Question

Let $S_{k} = \alpha^{k} + \beta^{k} + \gamma^{k},$ then
$\Delta =\begin{vmatrix}S_{0}&S_{1}&S_{2}\\ S_{1}&S_{2}&S_{3}\\ S_{2}&S_{3}&S_{4}\end{vmatrix}$ is equal to

• A. $S_6$
• B. $S_5 - S_3$
• C. $S_6 - S_4$
• D. None of these

Answer 1

Answer: (D)

$\Delta =\begin{vmatrix}S_{0}&S_{1}&S_{2}\\ S_{1}&S_{2}&S_{3}\\ S_{2}&S_{3}&S_{4}\end{vmatrix}$
$= \begin{vmatrix}1+1+1&\alpha+\beta+\gamma&\alpha ^{2}+\beta^{2} +\gamma ^{2}\\ \alpha +\beta +\gamma &\alpha ^{2}+\beta ^{2} +\gamma ^{2}&\alpha ^{3}+\beta ^{3} +\gamma ^{3}\\ \alpha ^{2}+\beta ^{2} +\gamma ^{2}&\alpha ^{3}+\beta ^{3} +\gamma ^{3}&\alpha ^{4}+\beta ^{4} +\gamma ^{4}\end{vmatrix}$
The above determinant can be expressed as product of two determinants.

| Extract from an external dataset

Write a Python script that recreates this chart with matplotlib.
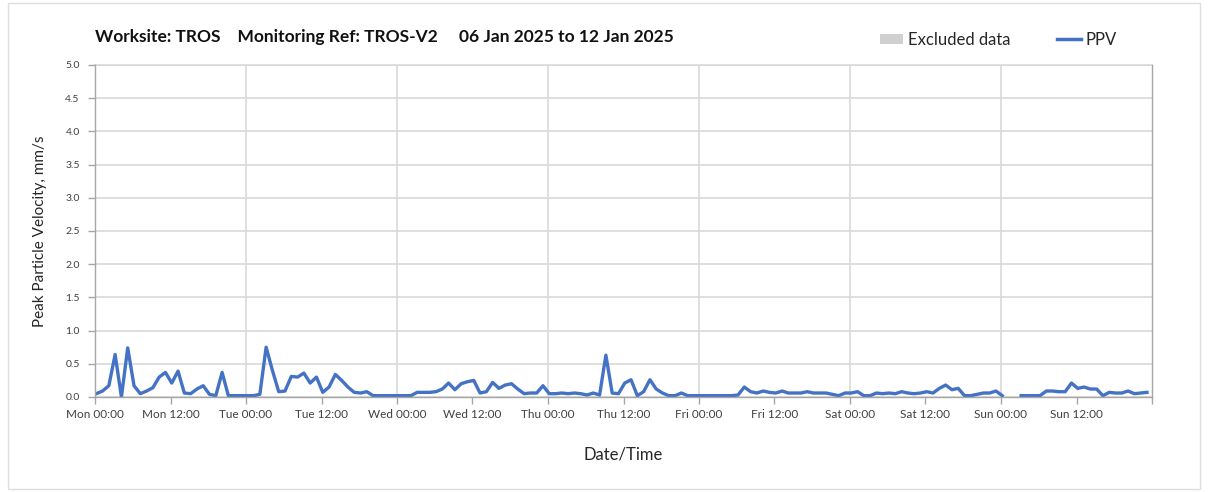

Thus,
$\Delta = \begin{vmatrix}1&1&1\\ \alpha&\beta&\gamma\\ \alpha^{2}&\beta^{2}&\gamma^{2}\end{vmatrix}\begin{vmatrix}1&1&1\\ \alpha &\beta &\gamma \\ \alpha ^{2}&\beta ^{2}&\gamma ^{2}\end{vmatrix} = \left[\left(\beta-\alpha\right)\left(\gamma-\alpha\right)\left(\gamma-\beta\right)\right]^{2}$